CINCINNATI, Ohio (9/17/14)--Credit unions feel the burden of heavy regulation as much as banks, according to a Sept. 15 Business Courier of Cincinnati Online article.
Business Courier reporter Steven Watkins met with a group of Greater Cincinnati credit union executives for lunch to talk about the issues that are affecting them, and the regulatory burden was near the top of the list.
The credit union group had just met U.S. Rep. Steve Chabot (R-Ohio) about the possibility of easing the regulatory burden.
The financial services industry has had to endure the burden of 180 new rules and regulations that Congress has put into effect since the financial crisis, Patrick Harris, director of legislative affairs for the Ohio Credit Union League, told Watkins.
One of the primary reasons small credit unions cite for merging into larger institutions is to escape the creeping costs of compliance, said Jay Sigler, president/CEO of Cinfed CU, Cincinnati, with $329 million in assets.
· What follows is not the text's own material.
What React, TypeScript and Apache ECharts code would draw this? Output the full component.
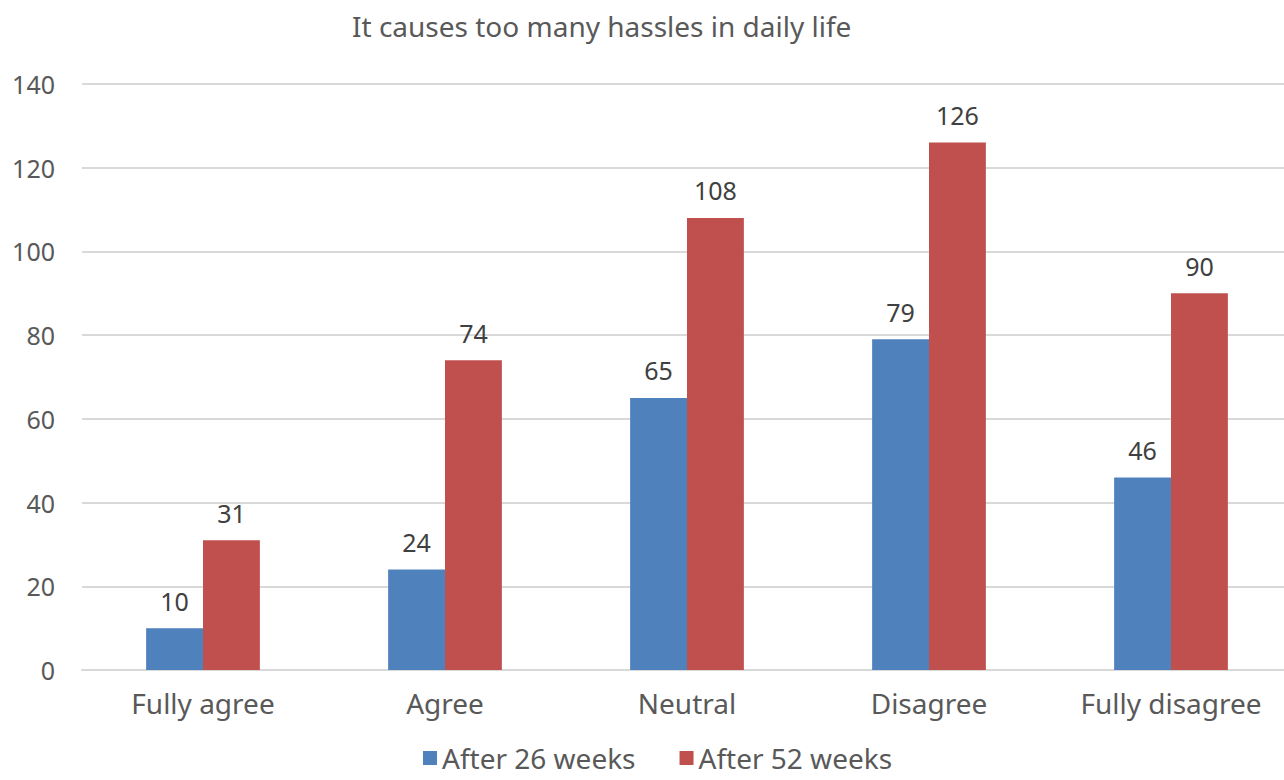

Cinfed CU recently merged a smaller credit union into its operations for that reason. Sigler's credit union has had to hire additional personnel to handle compliance.
Security breaches were also a concern for Cincinnati-area credit unions. Cincinnati Central CU, with $94 million in assets, called every member with a credit card who was impacted by the Home Depot breach, said Chief Operating Officer Kathy Haas. It also replaced all the cards.
That kind of service comes at a high price, Haas said, adding that it's card issuers, not merchants, who are shouldering the costs of data breaches.